Copy the listing below in full and skip every picture.

○ ○ ○ ○

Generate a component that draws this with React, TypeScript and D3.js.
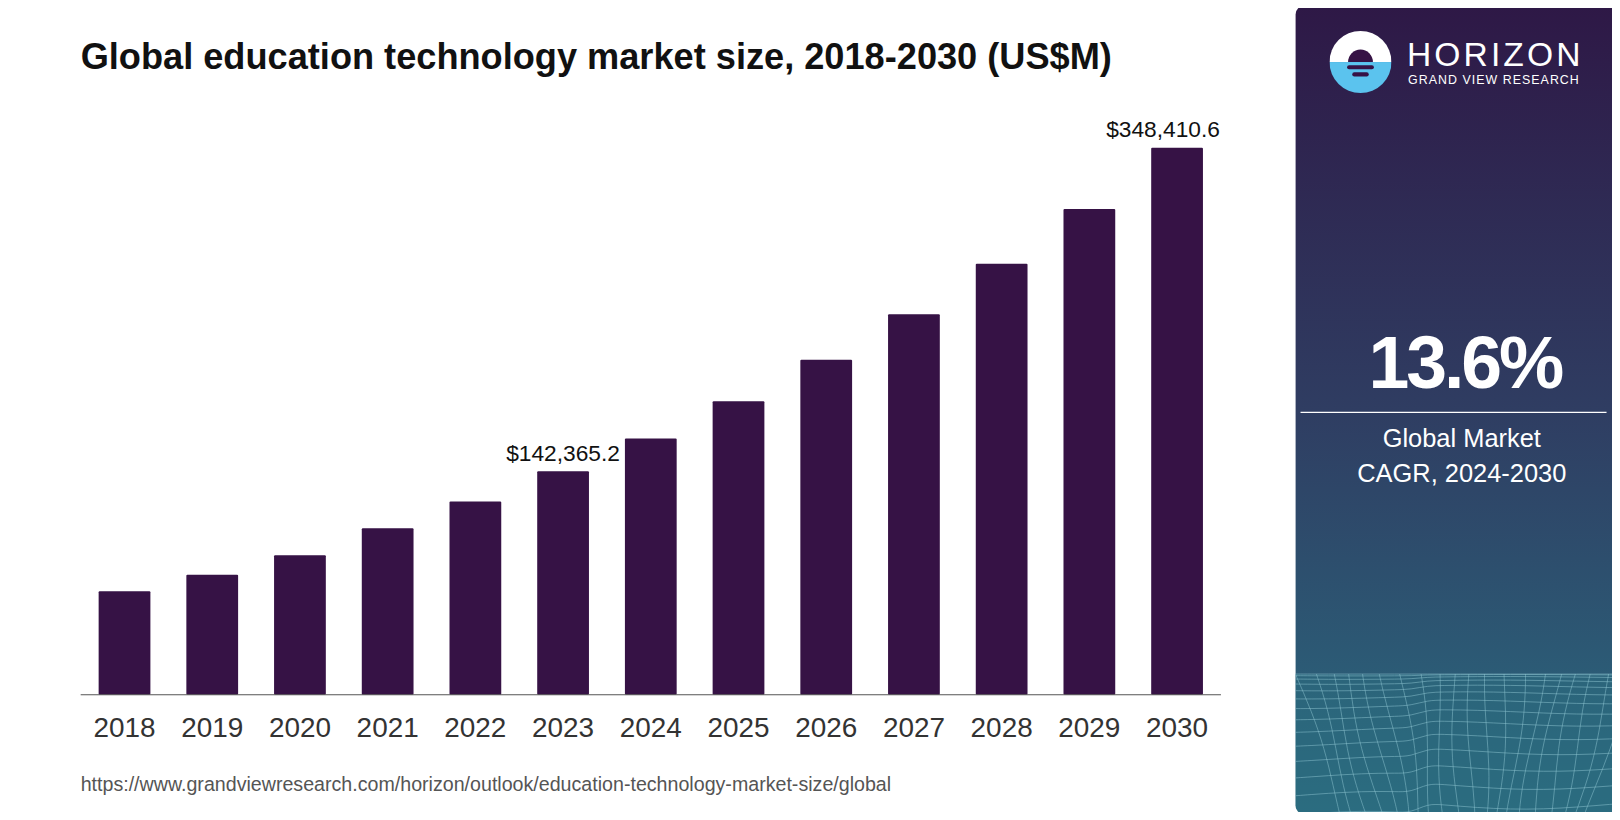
import React from "react";
import * as d3 from "d3";

const years = ["2018","2019","2020","2021","2022","2023","2024","2025","2026","2027","2028","2029","2030"];
const values = [65860, 76400, 88900, 106000, 123150, 142365.2, 163300, 187000, 213400, 242400, 274600, 309500, 348410.6];
const labeled: Record<string, string> = { "2023": "$142,365.2", "2030": "$348,410.6" };

const font = "Liberation Sans, Arial, Helvetica, sans-serif";

export default function App() {
  const x = d3.scaleBand<string>().domain(years).range([78, 1181]).paddingInner(0.41).paddingOuter(0.205);
  const y = d3.scaleLinear().domain([0, 348410.6]).range([672, 143]);
  const meshH: string[] = [];
  const meshV: string[] = [];
  const line = d3.line<[number, number]>().curve(d3.curveBasis);
  for (let i = 0; i < 14; i++) {
    const pts: [number, number][] = [];
    for (let k = 0; k <= 20; k++) {
      const px = 1253 + k * 16;
      const t = i / 13;
      const py = 652 + i * i * 0.75 + Math.sin(k / 3 + i / 4) * 4 * t + (k < 8 ? t * 10 : 0);
      pts.push([px, py]);
    }
    meshH.push(line(pts) || "");
  }
  for (let j = 0; j < 20; j++) {
    const pts: [number, number][] = [];
    for (let k = 0; k <= 8; k++) {
      const py = 652 + k * 18;
      const px = 1253 + j * 17 + Math.sin(k / 2 + j) * 4 - (k * (j - 10)) * 0.6;
      pts.push([px, py]);
    }
    meshV.push(line(pts) || "");
  }
  const [r0, r1] = x.range();
  return (
    <svg width={1620} height={820} viewBox="0 0 1567 793.2" style={{ display: "block", fontFamily: font, margin: -8 }}>
      <defs>
        <linearGradient id="pg" x1="0" y1="0" x2="0" y2="1">
          <stop offset="0" stopColor="#2e1846" />
          <stop offset="0.5" stopColor="#2f3d62" />
          <stop offset="1" stopColor="#2a6b80" />
        </linearGradient>
        <clipPath id="pc"><rect x={1253} y={6} width={314} height={781} rx={8} /></clipPath>
        <clipPath id="lc"><circle cx={1316} cy={60} r={30} /></clipPath>
      </defs>
      <rect x={1} y={1} width={1565} height={790} rx={10} fill="#fff" stroke="#d4d4d4" strokeWidth={1.2} />
      <text x={78} y={67} fontSize={35} fontWeight="bold" fill="#111">Global education technology market size, 2018-2030 (US$M)</text>
      {years.map((yr, i) => {
        const cx = (x(yr) as number) + x.bandwidth() / 2;
        const lx = Math.min(cx, r1 - 56);
        return (
          <g key={yr}>
            <rect x={x(yr)} y={y(values[i])} width={x.bandwidth()} height={672 - y(values[i])} fill="#361245" rx={1} />
            <text x={cx} y={713} textAnchor="middle" fontSize={27} fill="#333">{yr}</text>
            {labeled[yr] && (
              <text x={lx} y={y(values[i]) - 10} textAnchor="middle" fontSize={22} fill="#111">{labeled[yr]}</text>
            )}
          </g>
        );
      })}
      <line x1={r0} x2={r1} y1={672} y2={672} stroke="#555" strokeWidth={1} />
      <text x={78} y={765} fontSize={19} fill="#555">https://www.grandviewresearch.com/horizon/outlook/education-technology-market-size/global</text>
      <g clipPath="url(#pc)">
        <rect x={1253} y={6} width={314} height={781} fill="url(#pg)" />
        <rect x={1253} y={652} width={314} height={135} fill="#2c6d80" opacity={0.5} />
        {meshH.map((d, i) => <path key={"h" + i} d={d} fill="none" stroke="#8fc6d2" strokeWidth={0.8} opacity={0.6} />)}
        {meshV.map((d, i) => <path key={"v" + i} d={d} fill="none" stroke="#8fc6d2" strokeWidth={0.8} opacity={0.6} />)}
      </g>
      <g clipPath="url(#lc)">
        <rect x={1286} y={30} width={60} height={30} fill="#fff" />
        <rect x={1286} y={60} width={60} height={30} fill="#5bc3ee" />
      </g>
      <path d="M1304,60 A12,12 0 0 1 1328,60 Z" fill="#361245" />
      <rect x={1303} y={63} width={26} height={4} rx={2} fill="#361245" />
      <rect x={1308} y={70} width={16} height={4} rx={2} fill="#361245" />
      <text x={1361} y={64} fontSize={32.5} fill="#fff" letterSpacing={3}>HORIZON</text>
      <text x={1362} y={81} fontSize={12} fill="#fff" letterSpacing={1}>GRAND VIEW RESEARCH</text>
      <text x={1417} y={375} textAnchor="middle" fontSize={71} fontWeight="bold" fill="#fff" letterSpacing={-3}>13.6%</text>
      <line x1={1258} x2={1554} y1={399} y2={399} stroke="#fff" strokeWidth={1.2} />
      <text x={1414} y={432} textAnchor="middle" fontSize={24.6} fill="#fff">Global Market</text>
      <text x={1414} y={466} textAnchor="middle" fontSize={24.6} fill="#fff">CAGR, 2024-2030</text>
    </svg>
  );
}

○ ○ ○ ○

Answer below.
Generate a component that draws this with React, TypeScript and D3.js.
import React from "react";
import * as d3 from "d3";

const years = ["2018","2019","2020","2021","2022","2023","2024","2025","2026","2027","2028","2029","2030"];
const values = [65860, 76400, 88900, 106000, 123150, 142365.2, 163300, 187000, 213400, 242400, 274600, 309500, 348410.6];
const labeled: Record<string, string> = { "2023": "$142,365.2", "2030": "$348,410.6" };

const font = "Liberation Sans, Arial, Helvetica, sans-serif";

export default function App() {
  const x = d3.scaleBand<string>().domain(years).range([78, 1181]).paddingInner(0.41).paddingOuter(0.205);
  const y = d3.scaleLinear().domain([0, 348410.6]).range([672, 143]);
  const meshH: string[] = [];
  const meshV: string[] = [];
  const line = d3.line<[number, number]>().curve(d3.curveBasis);
  for (let i = 0; i < 14; i++) {
    const pts: [number, number][] = [];
    for (let k = 0; k <= 20; k++) {
      const px = 1253 + k * 16;
      const t = i / 13;
      const py = 652 + i * i * 0.75 + Math.sin(k / 3 + i / 4) * 4 * t + (k < 8 ? t * 10 : 0);
      pts.push([px, py]);
    }
    meshH.push(line(pts) || "");
  }
  for (let j = 0; j < 20; j++) {
    const pts: [number, number][] = [];
    for (let k = 0; k <= 8; k++) {
      const py = 652 + k * 18;
      const px = 1253 + j * 17 + Math.sin(k / 2 + j) * 4 - (k * (j - 10)) * 0.6;
      pts.push([px, py]);
    }
    meshV.push(line(pts) || "");
  }
  const [r0, r1] = x.range();
  return (
    <svg width={1620} height={820} viewBox="0 0 1567 793.2" style={{ display: "block", fontFamily: font, margin: -8 }}>
      <defs>
        <linearGradient id="pg" x1="0" y1="0" x2="0" y2="1">
          <stop offset="0" stopColor="#2e1846" />
          <stop offset="0.5" stopColor="#2f3d62" />
          <stop offset="1" stopColor="#2a6b80" />
        </linearGradient>
        <clipPath id="pc"><rect x={1253} y={6} width={314} height={781} rx={8} /></clipPath>
        <clipPath id="lc"><circle cx={1316} cy={60} r={30} /></clipPath>
      </defs>
      <rect x={1} y={1} width={1565} height={790} rx={10} fill="#fff" stroke="#d4d4d4" strokeWidth={1.2} />
      <text x={78} y={67} fontSize={35} fontWeight="bold" fill="#111">Global education technology market size, 2018-2030 (US$M)</text>
      {years.map((yr, i) => {
        const cx = (x(yr) as number) + x.bandwidth() / 2;
        const lx = Math.min(cx, r1 - 56);
        return (
          <g key={yr}>
            <rect x={x(yr)} y={y(values[i])} width={x.bandwidth()} height={672 - y(values[i])} fill="#361245" rx={1} />
            <text x={cx} y={713} textAnchor="middle" fontSize={27} fill="#333">{yr}</text>
            {labeled[yr] && (
              <text x={lx} y={y(values[i]) - 10} textAnchor="middle" fontSize={22} fill="#111">{labeled[yr]}</text>
            )}
          </g>
        );
      })}
      <line x1={r0} x2={r1} y1={672} y2={672} stroke="#555" strokeWidth={1} />
      <text x={78} y={765} fontSize={19} fill="#555">https://www.grandviewresearch.com/horizon/outlook/education-technology-market-size/global</text>
      <g clipPath="url(#pc)">
        <rect x={1253} y={6} width={314} height={781} fill="url(#pg)" />
        <rect x={1253} y={652} width={314} height={135} fill="#2c6d80" opacity={0.5} />
        {meshH.map((d, i) => <path key={"h" + i} d={d} fill="none" stroke="#8fc6d2" strokeWidth={0.8} opacity={0.6} />)}
        {meshV.map((d, i) => <path key={"v" + i} d={d} fill="none" stroke="#8fc6d2" strokeWidth={0.8} opacity={0.6} />)}
      </g>
      <g clipPath="url(#lc)">
        <rect x={1286} y={30} width={60} height={30} fill="#fff" />
        <rect x={1286} y={60} width={60} height={30} fill="#5bc3ee" />
      </g>
      <path d="M1304,60 A12,12 0 0 1 1328,60 Z" fill="#361245" />
      <rect x={1303} y={63} width={26} height={4} rx={2} fill="#361245" />
      <rect x={1308} y={70} width={16} height={4} rx={2} fill="#361245" />
      <text x={1361} y={64} fontSize={32.5} fill="#fff" letterSpacing={3}>HORIZON</text>
      <text x={1362} y={81} fontSize={12} fill="#fff" letterSpacing={1}>GRAND VIEW RESEARCH</text>
      <text x={1417} y={375} textAnchor="middle" fontSize={71} fontWeight="bold" fill="#fff" letterSpacing={-3}>13.6%</text>
      <line x1={1258} x2={1554} y1={399} y2={399} stroke="#fff" strokeWidth={1.2} />
      <text x={1414} y={432} textAnchor="middle" fontSize={24.6} fill="#fff">Global Market</text>
      <text x={1414} y={466} textAnchor="middle" fontSize={24.6} fill="#fff">CAGR, 2024-2030</text>
    </svg>
  );
}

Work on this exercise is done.